One form of generation of sealing heat on the sealing of packages is to employ ultrasonic sound. In ultrasonic welding, the material is affected by a mechanically oscillating tool which is generally designated a horn, the tool operating against a back-up surface which is normally entitled an anvil. The materials intended for sealing are accommodated between the horn and the anvil and the heat requisite for the sealing or welding occurs as a result of friction in those parts of the thermoplastic material which are exposed to the friction processing. The processing frequency is not immediately critical but must, nevertheless, be so high that the heating time does not become excessively long and, in practice, the processing frequency employed in the friction welding must be above the audibility range, since otherwise the discomfort caused by noise pollution would be considerable. Thus, it is possible to carry out friction welding at a frequency within the audible range, but for practical reasons this is not applied and, as a result, this particular technology has been entitled ultrasonic welding.

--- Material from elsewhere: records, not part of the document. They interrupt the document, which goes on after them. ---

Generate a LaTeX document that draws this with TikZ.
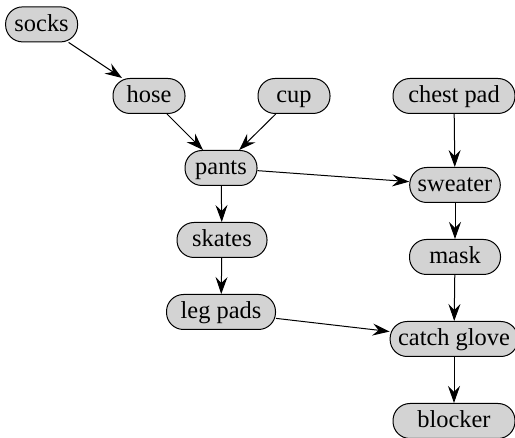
\documentclass[tikz,border=0pt]{standalone}
\usepackage{fontspec}
\setmainfont{Liberation Serif}
\usetikzlibrary{arrows.meta}
\definecolor{padgray}{HTML}{D3D3D3}
\tikzset{
  gear/.style={draw, fill=padgray, rounded corners=8.5pt, line width=0.5pt,
    minimum width=36pt, minimum height=17.5pt, inner xsep=4pt, inner ysep=0pt,
    text height=9pt, text depth=2pt,
    font=\fontsize{12.2}{14}\selectfont},
  dress/.style={-{Stealth[length=8.5pt,width=6pt,inset=3pt]}, line width=0.5pt}
}
\begin{document}
\begin{tikzpicture}
    \useasboundingbox (0,0) rectangle (257.5pt,-219pt);
    \begin{scope}[every node/.style={gear}]
      \node (socks) at (20.8pt,-12.2pt) {socks};
      \node (hose) at (74.5pt,-48pt) {hose};
      \node (cup) at (147pt,-48pt) {cup};
      \node[minimum width=61pt] (chestpad) at (227pt,-48pt) {chest pad};
      \node (pants) at (110.5pt,-84pt) {pants};
      \node[minimum width=45pt] (sweater) at (227.5pt,-92.5pt) {sweater};
      \node[minimum width=45pt] (skates) at (111pt,-120pt) {skates};
      \node[minimum width=45.5pt] (mask) at (227.5pt,-128.5pt) {mask};
      \node[minimum width=54.5pt] (legpads) at (110.5pt,-156pt) {leg pads};
      \node[minimum width=61pt] (catchglove) at (227pt,-169.5pt) {catch glove};
      \node[minimum width=61pt] (blocker) at (227pt,-210.5pt) {blocker};
    \end{scope}

    \draw [dress] (socks) -- (hose);
    \draw [dress] (hose) -- (pants);
    \draw [dress] (cup) -- (pants);
    \draw [dress] (pants) -- (skates);
    \draw [dress] (pants) -- (sweater);
    \draw [dress] (chestpad) -- (sweater);
    \draw [dress] (skates) -- (legpads);
    \draw [dress] (sweater) -- (mask);
    \draw [dress] (mask) -- (catchglove);
    \draw [dress] (legpads) -- (catchglove);
    \draw [dress] (catchglove) -- (blocker);
\end{tikzpicture}
\end{document}
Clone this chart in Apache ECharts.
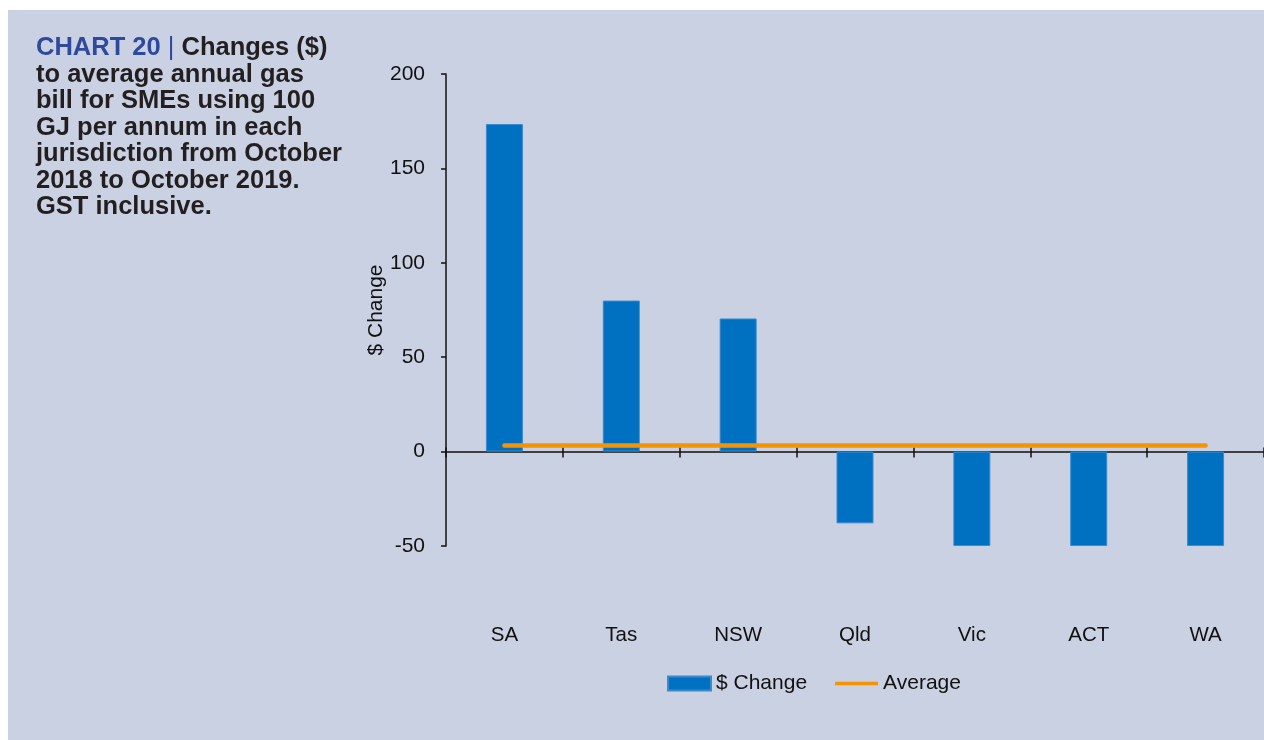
<!DOCTYPE html>
<html>
<head>
<meta charset="utf-8">
<script src="https://cdn.jsdelivr.net/npm/echarts@6/dist/echarts.min.js"></script>
<style>
  html, body { margin:0; padding:0; background:#ffffff; }
  #wrap { position:relative; width:1264px; height:740px; background:#ffffff; overflow:hidden; }
  #panel { position:absolute; left:8px; top:10px; right:0; bottom:0; background:#cad1e3; }
  #chart { position:absolute; left:0; top:0; width:1264px; height:740px; }
</style>
</head>
<body>
<div id="wrap"><div id="panel"></div><div id="chart"></div></div>
<script>
// Data
const categories = ['SA', 'Tas', 'NSW', 'Qld', 'Vic', 'ACT', 'WA'];
const changeValues = [173.5, 80, 70.5, -38, -50, -50, -50];
const averageValues = [3.2, 3.2, 3.2, 3.2, 3.2, 3.2, 3.2];
const yTicks = { min: -50, max: 200, interval: 50 };
const titleLines = [
  'to average annual gas',
  'bill for SMEs using 100',
  'GJ per annum in each',
  'jurisdiction from October',
  '2018 to October 2019.',
  'GST inclusive.'
];

const FONT = "'Liberation Sans', Arial, Helvetica, sans-serif";
const chart = echarts.init(document.getElementById('chart'), null, { renderer: 'canvas' });

const GRID = { left: 446, right: -11, top: 74, bottom: 194 };
// distance (px) from the bottom of the plot (min value) up to the zero line
const plotH = 740 - GRID.top - GRID.bottom;
const zeroOffset = plotH * (0 - yTicks.min) / (yTicks.max - yTicks.min);

chart.setOption({
  animation: false,
  textStyle: { fontFamily: FONT },
  title: {
    left: 31,
    top: 30,
    text: '{b|CHART 20} {p||} Changes ($)\n' + titleLines.join('\n'),
    textStyle: {
      fontFamily: FONT,
      fontSize: 25.5,
      fontWeight: 'bold',
      color: '#231f20',
      lineHeight: 26.5,
      rich: {
        b: { fontFamily: FONT, fontSize: 25.5, fontWeight: 'bold', color: '#2e4a9e', lineHeight: 26.5 },
        p: { fontFamily: FONT, fontSize: 25.5, fontWeight: 'normal', color: '#2e4a9e', lineHeight: 26.5 }
      }
    }
  },
  legend: {
    left: 662,
    top: 668,
    itemWidth: 43,
    itemHeight: 14,
    itemGap: 28,
    textStyle: { fontFamily: FONT, fontSize: 21, color: '#111111' },
    data: [
      { name: '$ Change', icon: 'rect' },
      { name: 'Average', icon: 'path://M0,0L46,0L46,4L0,4Z' }
    ]
  },
  grid: { left: GRID.left, right: GRID.right, top: GRID.top, bottom: GRID.bottom, containLabel: false },
  xAxis: [
    {
      type: 'category',
      data: categories,
      position: 'bottom',
      axisLine: { show: true, onZero: true, lineStyle: { color: '#111111', width: 1.5 } },
      axisTick: { show: true, inside: false, length: 6, lineStyle: { color: '#111111', width: 1.5 } },
      axisLabel: { margin: 79, fontFamily: FONT, fontSize: 20.5, color: '#111111' },
      splitLine: { show: false }
    },
    {
      type: 'category',
      data: categories,
      position: 'bottom',
      offset: -zeroOffset,
      axisLine: { show: false, onZero: false },
      axisTick: { show: true, inside: true, length: 4, lineStyle: { color: '#111111', width: 1.5 } },
      axisLabel: { show: false },
      splitLine: { show: false }
    }
  ],
  yAxis: {
    type: 'value',
    min: yTicks.min,
    max: yTicks.max,
    interval: yTicks.interval,
    name: '$ Change',
    nameLocation: 'middle',
    nameRotate: 90,
    nameGap: 59,
    nameMoveOverlap: false,
    nameTextStyle: { fontFamily: FONT, fontSize: 21, color: '#111111' },
    axisLine: { show: true, lineStyle: { color: '#111111', width: 1.5 } },
    axisTick: { show: true, inside: false, length: 5, lineStyle: { color: '#111111', width: 1.5 } },
    axisLabel: { margin: 21, fontFamily: FONT, fontSize: 21, color: '#111111' },
    splitLine: { show: false }
  },
  series: [
    {
      name: '$ Change',
      type: 'bar',
      xAxisIndex: 0,
      data: changeValues,
      barWidth: 37,
      itemStyle: { color: '#0070c0', borderColor: '#3a8ad0', borderWidth: 1 },
      z: 2
    },
    {
      name: 'Average',
      type: 'line',
      xAxisIndex: 0,
      data: averageValues,
      symbol: 'none',
      lineStyle: { color: '#f59400', width: 4.5, cap: 'round' },
      itemStyle: { color: '#f59400' },
      z: 3
    }
  ]
});
</script>
</body>
</html>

Those apparatuses which are available today for heat sealing or welding thermoplastic materials with the aid of ultrasonic vibration require, in addition to an oscillating body transferring the vibrations, the so-called horn, also an oscillation generator connected to the horn and often an interjacent adaptor for transferring the vibrations from the vibration generator to the horn. The commonest method of generating the oscillations is to employ piezoelectric crystals which are disposed in a stack or battery. These crystals are energized with current from an electric high frequency generator at suitable supply frequency, i.e., approx. 20 kHz. The vibrations generated in the crystal stack are transferred via a transferring device, a so-called booster, to the oscillator or the horn which, when it is brought into contact with the material which is to be fused, generates friction losses in the contact surface and internally in the material, which is heated to the melting point. The inconvenience inherent in the prior art apparatuses is that they are bulky and require space, since each of the interconnected parts must be of a certain length. The design and length of the horn itself is determined by the frequency at which the horn is to operate and the height of the crystal stack is determined by the amplitude or vibration effect with which it is intended to operate. In addition to the fact that prior art ultrasonic sealing or welding apparatuses take up considerable space, they are also of large mass, which is a disadvantage given that they must be movable to be brought into engagement with the sealing object. A further drawback is that the prior art ultrasonic sealing apparatuses are expensive.